Data for this task:
==========
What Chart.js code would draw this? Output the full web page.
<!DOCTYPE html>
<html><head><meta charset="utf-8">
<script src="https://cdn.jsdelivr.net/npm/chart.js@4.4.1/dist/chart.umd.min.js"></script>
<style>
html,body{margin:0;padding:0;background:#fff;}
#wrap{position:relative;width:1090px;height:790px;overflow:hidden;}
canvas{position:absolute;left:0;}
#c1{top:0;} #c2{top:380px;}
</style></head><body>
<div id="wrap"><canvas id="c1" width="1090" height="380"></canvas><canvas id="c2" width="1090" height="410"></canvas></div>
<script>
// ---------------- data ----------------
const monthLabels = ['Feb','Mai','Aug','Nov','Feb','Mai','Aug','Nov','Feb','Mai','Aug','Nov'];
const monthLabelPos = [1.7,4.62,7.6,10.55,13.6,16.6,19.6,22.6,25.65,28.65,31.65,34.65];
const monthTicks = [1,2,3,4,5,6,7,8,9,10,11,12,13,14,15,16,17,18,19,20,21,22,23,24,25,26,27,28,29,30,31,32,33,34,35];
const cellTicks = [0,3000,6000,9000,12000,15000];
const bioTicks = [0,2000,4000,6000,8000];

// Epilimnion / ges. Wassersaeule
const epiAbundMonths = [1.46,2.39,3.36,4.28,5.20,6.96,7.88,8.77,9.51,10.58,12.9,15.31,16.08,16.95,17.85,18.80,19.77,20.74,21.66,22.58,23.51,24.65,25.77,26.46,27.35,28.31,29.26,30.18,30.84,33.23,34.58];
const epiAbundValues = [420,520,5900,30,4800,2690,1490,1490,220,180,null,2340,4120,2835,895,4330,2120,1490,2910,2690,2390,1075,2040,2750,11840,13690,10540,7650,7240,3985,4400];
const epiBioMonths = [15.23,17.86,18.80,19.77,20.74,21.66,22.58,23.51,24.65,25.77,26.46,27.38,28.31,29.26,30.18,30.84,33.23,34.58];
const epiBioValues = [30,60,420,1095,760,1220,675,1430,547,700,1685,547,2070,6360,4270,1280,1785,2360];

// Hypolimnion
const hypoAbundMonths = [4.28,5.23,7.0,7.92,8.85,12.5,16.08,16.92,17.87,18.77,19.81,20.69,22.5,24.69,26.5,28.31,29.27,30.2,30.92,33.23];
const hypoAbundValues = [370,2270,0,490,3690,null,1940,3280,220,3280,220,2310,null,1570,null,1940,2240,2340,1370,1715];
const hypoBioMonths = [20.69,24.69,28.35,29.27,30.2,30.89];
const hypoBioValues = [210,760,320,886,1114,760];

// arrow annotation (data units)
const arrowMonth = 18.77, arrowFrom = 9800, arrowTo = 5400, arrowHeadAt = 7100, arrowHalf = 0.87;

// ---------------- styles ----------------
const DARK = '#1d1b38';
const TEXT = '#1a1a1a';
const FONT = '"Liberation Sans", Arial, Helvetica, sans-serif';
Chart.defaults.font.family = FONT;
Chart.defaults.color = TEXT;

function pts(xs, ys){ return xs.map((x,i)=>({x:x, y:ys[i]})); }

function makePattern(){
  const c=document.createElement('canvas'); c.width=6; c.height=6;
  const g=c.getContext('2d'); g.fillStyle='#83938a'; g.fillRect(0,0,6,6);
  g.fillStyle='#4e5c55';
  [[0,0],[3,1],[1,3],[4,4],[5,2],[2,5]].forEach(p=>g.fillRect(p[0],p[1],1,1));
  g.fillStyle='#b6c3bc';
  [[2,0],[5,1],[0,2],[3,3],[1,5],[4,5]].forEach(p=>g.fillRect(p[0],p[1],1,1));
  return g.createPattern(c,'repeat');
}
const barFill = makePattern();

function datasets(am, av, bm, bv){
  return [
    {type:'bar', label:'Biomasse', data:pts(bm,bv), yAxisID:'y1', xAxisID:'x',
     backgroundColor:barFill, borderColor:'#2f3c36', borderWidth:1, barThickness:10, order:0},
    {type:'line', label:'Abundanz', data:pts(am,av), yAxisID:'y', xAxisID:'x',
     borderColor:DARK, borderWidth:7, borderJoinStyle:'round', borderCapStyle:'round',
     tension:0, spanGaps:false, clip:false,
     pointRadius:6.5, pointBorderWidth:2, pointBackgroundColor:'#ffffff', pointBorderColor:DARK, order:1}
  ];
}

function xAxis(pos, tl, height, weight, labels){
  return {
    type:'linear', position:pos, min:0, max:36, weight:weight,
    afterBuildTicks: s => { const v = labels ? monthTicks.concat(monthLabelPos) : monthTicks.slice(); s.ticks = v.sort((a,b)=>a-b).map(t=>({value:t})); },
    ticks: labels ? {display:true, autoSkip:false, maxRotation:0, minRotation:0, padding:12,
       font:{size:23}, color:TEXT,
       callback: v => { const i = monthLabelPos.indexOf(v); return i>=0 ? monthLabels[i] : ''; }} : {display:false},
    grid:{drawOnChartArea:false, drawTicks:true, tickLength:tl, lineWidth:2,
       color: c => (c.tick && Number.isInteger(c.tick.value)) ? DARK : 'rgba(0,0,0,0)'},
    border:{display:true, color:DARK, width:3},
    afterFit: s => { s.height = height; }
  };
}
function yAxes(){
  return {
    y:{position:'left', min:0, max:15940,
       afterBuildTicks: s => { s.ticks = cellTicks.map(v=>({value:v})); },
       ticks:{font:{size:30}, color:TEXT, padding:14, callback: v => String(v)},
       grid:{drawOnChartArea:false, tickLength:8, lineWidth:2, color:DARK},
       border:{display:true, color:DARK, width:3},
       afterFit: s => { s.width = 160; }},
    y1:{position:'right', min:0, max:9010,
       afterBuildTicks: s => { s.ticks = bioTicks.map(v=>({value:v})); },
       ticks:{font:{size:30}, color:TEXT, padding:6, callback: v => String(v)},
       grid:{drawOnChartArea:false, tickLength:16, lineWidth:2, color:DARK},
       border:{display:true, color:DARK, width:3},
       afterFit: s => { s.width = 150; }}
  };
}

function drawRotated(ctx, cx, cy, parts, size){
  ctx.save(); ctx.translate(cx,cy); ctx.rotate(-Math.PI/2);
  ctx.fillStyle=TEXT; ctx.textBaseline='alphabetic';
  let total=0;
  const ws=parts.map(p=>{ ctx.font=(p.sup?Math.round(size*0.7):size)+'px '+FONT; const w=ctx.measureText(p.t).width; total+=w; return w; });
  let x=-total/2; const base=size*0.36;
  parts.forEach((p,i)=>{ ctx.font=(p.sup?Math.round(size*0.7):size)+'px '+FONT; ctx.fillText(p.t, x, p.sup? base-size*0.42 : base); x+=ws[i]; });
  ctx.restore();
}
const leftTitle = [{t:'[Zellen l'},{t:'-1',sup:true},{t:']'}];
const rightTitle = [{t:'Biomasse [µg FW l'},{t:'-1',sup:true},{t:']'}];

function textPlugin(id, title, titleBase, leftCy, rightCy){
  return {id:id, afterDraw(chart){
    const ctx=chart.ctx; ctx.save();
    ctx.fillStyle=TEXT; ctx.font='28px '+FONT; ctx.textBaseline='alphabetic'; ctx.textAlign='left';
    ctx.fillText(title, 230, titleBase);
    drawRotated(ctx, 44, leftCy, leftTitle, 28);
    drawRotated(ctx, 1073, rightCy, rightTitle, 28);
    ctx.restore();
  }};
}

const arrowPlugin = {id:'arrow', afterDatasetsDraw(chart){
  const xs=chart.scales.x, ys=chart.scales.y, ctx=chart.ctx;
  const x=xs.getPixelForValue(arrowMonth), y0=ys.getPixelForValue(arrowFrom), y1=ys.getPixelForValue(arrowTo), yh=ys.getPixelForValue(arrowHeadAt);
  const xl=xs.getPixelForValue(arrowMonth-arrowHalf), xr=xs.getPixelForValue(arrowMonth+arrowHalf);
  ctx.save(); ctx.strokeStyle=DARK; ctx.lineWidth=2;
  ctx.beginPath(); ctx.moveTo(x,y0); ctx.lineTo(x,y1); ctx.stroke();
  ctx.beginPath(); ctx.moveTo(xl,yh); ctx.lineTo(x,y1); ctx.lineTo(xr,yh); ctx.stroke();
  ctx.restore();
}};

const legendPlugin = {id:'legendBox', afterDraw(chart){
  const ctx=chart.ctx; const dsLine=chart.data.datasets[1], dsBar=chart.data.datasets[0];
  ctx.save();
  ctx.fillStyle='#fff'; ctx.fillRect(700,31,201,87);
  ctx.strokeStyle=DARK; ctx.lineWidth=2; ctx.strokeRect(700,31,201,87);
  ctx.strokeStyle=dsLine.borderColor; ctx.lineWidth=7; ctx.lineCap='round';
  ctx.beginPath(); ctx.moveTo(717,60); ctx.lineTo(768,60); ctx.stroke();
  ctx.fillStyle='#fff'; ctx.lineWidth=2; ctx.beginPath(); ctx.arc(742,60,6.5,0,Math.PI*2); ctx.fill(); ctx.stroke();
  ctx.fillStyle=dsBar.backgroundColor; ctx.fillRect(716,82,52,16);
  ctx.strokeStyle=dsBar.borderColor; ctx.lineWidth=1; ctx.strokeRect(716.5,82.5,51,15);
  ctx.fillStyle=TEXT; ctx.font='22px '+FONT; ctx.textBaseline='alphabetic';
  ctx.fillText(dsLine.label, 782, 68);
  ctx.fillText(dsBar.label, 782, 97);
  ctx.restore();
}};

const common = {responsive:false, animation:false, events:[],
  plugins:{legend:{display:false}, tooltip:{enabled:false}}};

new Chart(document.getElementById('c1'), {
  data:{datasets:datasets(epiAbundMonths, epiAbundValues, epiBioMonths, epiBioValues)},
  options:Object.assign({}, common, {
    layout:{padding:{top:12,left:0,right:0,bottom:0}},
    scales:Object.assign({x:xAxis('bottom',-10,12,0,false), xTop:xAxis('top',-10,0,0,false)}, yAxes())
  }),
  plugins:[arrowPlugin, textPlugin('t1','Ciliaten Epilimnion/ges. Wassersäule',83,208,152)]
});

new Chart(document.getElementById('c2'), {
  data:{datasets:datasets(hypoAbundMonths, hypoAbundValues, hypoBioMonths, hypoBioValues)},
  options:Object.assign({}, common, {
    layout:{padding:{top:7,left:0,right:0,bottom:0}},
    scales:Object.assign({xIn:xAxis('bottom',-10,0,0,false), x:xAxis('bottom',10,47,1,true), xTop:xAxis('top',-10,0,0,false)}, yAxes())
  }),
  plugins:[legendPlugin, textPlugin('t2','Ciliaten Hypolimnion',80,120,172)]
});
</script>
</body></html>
==========
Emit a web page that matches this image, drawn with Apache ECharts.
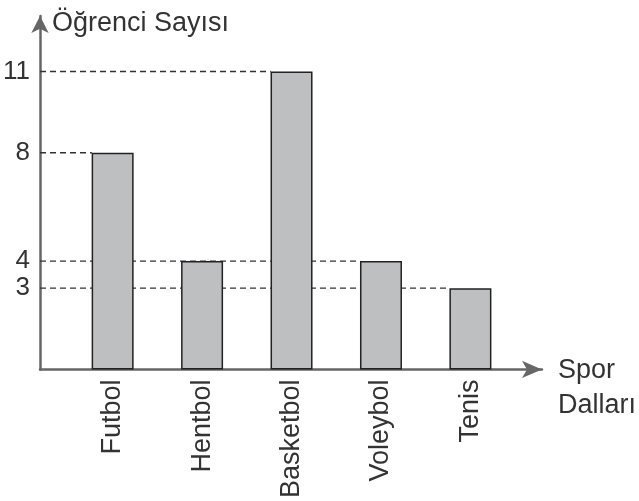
==========
Look through the material above and print exactly the lines from the one containing "What Chart.js code" to the one containing "const bioTicks = [0,2000,4000,6000,8000];", both included, and nothing more.

What Chart.js code would draw this? Output the full web page.
<!DOCTYPE html>
<html><head><meta charset="utf-8">
<script src="https://cdn.jsdelivr.net/npm/chart.js@4.4.1/dist/chart.umd.min.js"></script>
<style>
html,body{margin:0;padding:0;background:#fff;}
#wrap{position:relative;width:1090px;height:790px;overflow:hidden;}
canvas{position:absolute;left:0;}
#c1{top:0;} #c2{top:380px;}
</style></head><body>
<div id="wrap"><canvas id="c1" width="1090" height="380"></canvas><canvas id="c2" width="1090" height="410"></canvas></div>
<script>
// ---------------- data ----------------
const monthLabels = ['Feb','Mai','Aug','Nov','Feb','Mai','Aug','Nov','Feb','Mai','Aug','Nov'];
const monthLabelPos = [1.7,4.62,7.6,10.55,13.6,16.6,19.6,22.6,25.65,28.65,31.65,34.65];
const monthTicks = [1,2,3,4,5,6,7,8,9,10,11,12,13,14,15,16,17,18,19,20,21,22,23,24,25,26,27,28,29,30,31,32,33,34,35];
const cellTicks = [0,3000,6000,9000,12000,15000];
const bioTicks = [0,2000,4000,6000,8000];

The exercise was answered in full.